Rapid descent: NTSB member Jennifer Homendy has said the helicopter, which lacked a terrain warning system, was at 2,300 feet when it lost communication with air traffic controllers. It was about 100 feet below the top of the clouds, according to the NTSB. Eight seconds after losing communication, the helicopter was plummeting at a rate of descent “increasing to over 4,000 feet per minute,” the report stated. The helicopter was traveling about 184 mph on impact.
WHAT WE DON’T KNOW
Communication: The pilot had told an air traffic controller he was planning to climb to 4,000 feet, but logs indicate he turned left in the clouds at 2,300 feet.
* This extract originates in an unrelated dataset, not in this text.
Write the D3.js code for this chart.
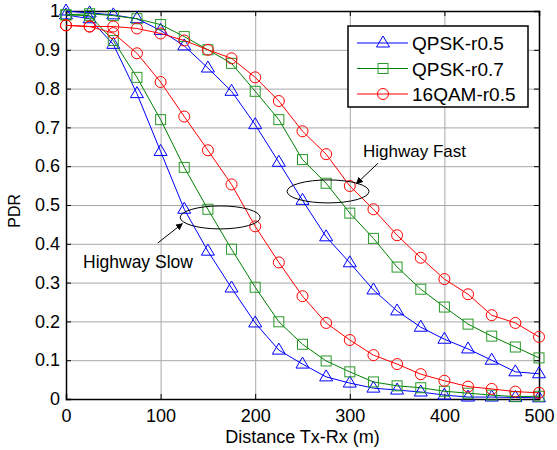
<!DOCTYPE html>
<html>
<head>
<meta charset="utf-8">
<script src="https://cdn.jsdelivr.net/npm/d3@7"></script>
<style>
  body { margin: 0; background: #fff; }
  svg { display: block; }
  text { font-family: "Liberation Sans", Arial, sans-serif; }
</style>
</head>
<body>
<svg id="chart"></svg>
<script>
var width = 557;
var height = 450;

// distance Tx-Rx (m)
const distance = [0, 25, 50, 75, 100, 125, 150, 175, 200, 225, 250, 275, 300, 325, 350, 375, 400, 425, 450, 475, 500];

// Highway Slow
const qpsk05Slow = [0.99, 0.98, 0.914, 0.787, 0.638, 0.489, 0.381, 0.286, 0.196, 0.126, 0.09, 0.057, 0.041, 0.028, 0.023, 0.018, 0.01, 0.005, 0.005, 0.004, 0.003];
const qpsk07Slow = [0.99, 0.988, 0.924, 0.829, 0.72, 0.597, 0.489, 0.386, 0.288, 0.199, 0.141, 0.098, 0.07, 0.044, 0.034, 0.029, 0.02, 0.015, 0.01, 0.006, 0.007];
const qam16Slow  = [0.963, 0.96, 0.943, 0.891, 0.817, 0.728, 0.641, 0.553, 0.445, 0.352, 0.265, 0.196, 0.152, 0.113, 0.09, 0.064, 0.047, 0.032, 0.026, 0.019, 0.016];

// Highway Fast
const qpsk05Fast = [1.0, 0.995, 0.99, 0.98, 0.95, 0.91, 0.853, 0.793, 0.707, 0.61, 0.512, 0.418, 0.351, 0.281, 0.227, 0.185, 0.154, 0.129, 0.1, 0.07, 0.065];
const qpsk07Fast = [0.99, 0.993, 0.988, 0.98, 0.965, 0.934, 0.9, 0.865, 0.793, 0.72, 0.617, 0.556, 0.479, 0.414, 0.34, 0.283, 0.237, 0.193, 0.162, 0.134, 0.106];
const qam16Fast  = [0.963, 0.96, 0.96, 0.955, 0.942, 0.924, 0.9, 0.878, 0.829, 0.768, 0.69, 0.631, 0.549, 0.489, 0.422, 0.364, 0.309, 0.27, 0.216, 0.196, 0.16];

const seriesNames = ["QPSK-r0.5", "QPSK-r0.7", "16QAM-r0.5"];
const xTicks = [0, 100, 200, 300, 400, 500];
const yTicks = [0, 0.1, 0.2, 0.3, 0.4, 0.5, 0.6, 0.7, 0.8, 0.9, 1];

const colors = {"QPSK-r0.5": "#0000ff", "QPSK-r0.7": "#008000", "16QAM-r0.5": "#ff0000"};
const markerColors = {"QPSK-r0.5": "#0000ff", "QPSK-r0.7": "#2a9a2a", "16QAM-r0.5": "#ff0000"};
const shapes = {"QPSK-r0.5": "tri", "QPSK-r0.7": "sq", "16QAM-r0.5": "circ"};

let series = [
    {name: "QPSK-r0.5", values: qpsk05Slow},
    {name: "QPSK-r0.5", values: qpsk05Fast},
    {name: "QPSK-r0.7", values: qpsk07Slow},
    {name: "QPSK-r0.7", values: qpsk07Fast},
    {name: "16QAM-r0.5", values: qam16Slow},
    {name: "16QAM-r0.5", values: qam16Fast}
];

const margin = {left: 66, right: 18, top: 11, bottom: 51};

var svg = d3.select("#chart")
    .attr("width", width)
    .attr("height", height);

let x = d3.scaleLinear().domain([0, 500]).range([margin.left, width - margin.right]);
let y = d3.scaleLinear().domain([0, 1]).range([height - margin.bottom, margin.top]);

// grid
let grid = svg.append("g").attr("stroke", "#a8a8a8").attr("stroke-width", 1);
grid.selectAll(".gx")
    .data(xTicks.slice(1, -1))
    .join("line")
    .attr("x1", d => x(d) + 0.5).attr("x2", d => x(d) + 0.5)
    .attr("y1", y(0)).attr("y2", y(1));
grid.selectAll(".gy")
    .data(yTicks.slice(1, -1))
    .join("line")
    .attr("x1", x(0)).attr("x2", x(500))
    .attr("y1", d => y(d) + 0.5).attr("y2", d => y(d) + 0.5);

// axes
let xAxis = svg.append("g")
    .attr("transform", `translate(0,${y(0)})`)
    .call(d3.axisBottom(x).tickValues(xTicks).tickSize(-5).tickPadding(10).tickFormat(d3.format("d")));
let yAxis = svg.append("g")
    .attr("transform", `translate(${x(0)},0)`)
    .call(d3.axisLeft(y).tickValues(yTicks).tickSize(-5).tickPadding(6).tickFormat(d => d === 0 || d === 1 ? d : d3.format(".1f")(d)));
let xTop = svg.append("g")
    .attr("transform", `translate(0,${y(1)})`)
    .call(d3.axisTop(x).tickValues(xTicks).tickSize(-5).tickFormat(""));
let yRight = svg.append("g")
    .attr("transform", `translate(${x(500)},0)`)
    .call(d3.axisRight(y).tickValues(yTicks).tickSize(-5).tickFormat(""));

[xAxis, yAxis, xTop, yRight].forEach(a => {
    a.select(".domain").attr("stroke", "#000").attr("stroke-width", 1.5);
    a.selectAll(".tick line").attr("stroke", "#000");
    a.selectAll("text").attr("font-size", 18).attr("fill", "#000")
        .attr("font-family", "'Liberation Sans', Arial, sans-serif");
});

// markers
function marker(sel, shape, color) {
    if (shape === "tri")
        sel.append("path").attr("d", "M0,-7L6.5,4L-6.5,4Z");
    else if (shape === "sq")
        sel.append("rect").attr("x", -5).attr("y", -5).attr("width", 10).attr("height", 10);
    else
        sel.append("circle").attr("r", 5.5);
    sel.attr("fill", "none").attr("stroke", color).attr("stroke-width", 1);
}

let line = d3.line().x((d, i) => x(distance[i])).y(d => y(d));
let plots = svg.append("g");
for (let s of series) {
    let g = plots.append("g");
    g.append("path")
        .attr("d", line(s.values))
        .attr("fill", "none")
        .attr("stroke", colors[s.name])
        .attr("stroke-width", 1);
    g.selectAll(".m")
        .data(s.values)
        .join("g")
        .attr("transform", (d, i) => `translate(${x(distance[i])},${y(d)})`)
        .each(function () { marker(d3.select(this), shapes[s.name], markerColors[s.name]); });
}

// annotations
let ann = svg.append("g");
svg.append("defs").append("marker")
    .attr("id", "arrow")
    .attr("viewBox", "0 0 10 10")
    .attr("refX", 9).attr("refY", 5)
    .attr("markerWidth", 7).attr("markerHeight", 7)
    .attr("orient", "auto")
    .append("path").attr("d", "M0,0L10,5L0,10Z").attr("fill", "#000");

// Highway Slow
ann.append("ellipse")
    .attr("cx", x(163)).attr("cy", y(0.468))
    .attr("rx", 40).attr("ry", 11.5)
    .attr("fill", "none").attr("stroke", "#000").attr("stroke-width", 1);
ann.append("line")
    .attr("x1", x(97)).attr("y1", y(0.402))
    .attr("x2", x(123)).attr("y2", y(0.452))
    .attr("stroke", "#000").attr("marker-end", "url(#arrow)");
ann.append("text")
    .attr("x", 83).attr("y", y(0.338))
    .attr("font-family", "Lato, 'Open Sans', sans-serif")
    .attr("font-size", 17.5)
    .text("Highway Slow");

// Highway Fast
ann.append("ellipse")
    .attr("cx", x(277)).attr("cy", y(0.535))
    .attr("rx", 41).attr("ry", 11.5)
    .attr("fill", "none").attr("stroke", "#000").attr("stroke-width", 1);
ann.append("line")
    .attr("x1", x(330)).attr("y1", y(0.608))
    .attr("x2", x(307)).attr("y2", y(0.555))
    .attr("stroke", "#000").attr("marker-end", "url(#arrow)");
ann.append("text")
    .attr("x", 363).attr("y", y(0.623))
    .attr("font-family", "Lato, 'Open Sans', sans-serif")
    .attr("font-size", 17)
    .text("Highway Fast");

// legend
let legend = svg.append("g").attr("transform", "translate(348,26)");
legend.append("rect")
    .attr("width", 180).attr("height", 81)
    .attr("fill", "#fff").attr("stroke", "#000").attr("stroke-width", 1.5);
seriesNames.forEach((name, i) => {
    let row = legend.append("g").attr("transform", `translate(0,${17 + i * 25.5})`);
    row.append("line").attr("x1", 9).attr("x2", 60)
        .attr("stroke", colors[name]).attr("stroke-width", 1);
    let m = row.append("g").attr("transform", "translate(35,0)");
    marker(m, shapes[name], markerColors[name]);
    row.append("text")
        .attr("x", 64).attr("y", 7)
        .attr("font-size", 19)
        .text(name);
});

// axis titles
svg.append("text")
    .attr("x", x(250)).attr("y", 443)
    .attr("text-anchor", "middle")
    .attr("font-size", 18)
    .text("Distance Tx-Rx (m)");
svg.append("text")
    .attr("transform", `translate(20,${y(0.485)}) rotate(-90)`)
    .attr("text-anchor", "middle")
    .attr("font-size", 16)
    .text("PDR");
</script>
</body>
</html>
The pilot had lost contact with air traffic control at the very end, according to radio recordings reviewed by The Times, but it’s unclear why.
The pilot: It’s clear weather was a major concern for the pilot, Zobayan. He requested special visual flight rules, or VFR, which allow pilots to fly in controlled airspace when ceilings are less than 1,000 feet or when visibility is less than three miles. As weather conditions deteriorated on the trip from Orange County to Ventura County, the pilot requested “flight following,” a process in which controllers are in regular contact with an aircraft and can help navigate. In recorded radio communications, the air traffic control tower is heard telling the pilot the chopper is too low for flight following. Radar data indicate Zobayan, who had been a licensed commercial helicopter pilot for 19 years, guided the copter to 2,300 feet and then began a left turn. That’s when the rapid descent began. The reason for the pilot’s final moves remains unclear.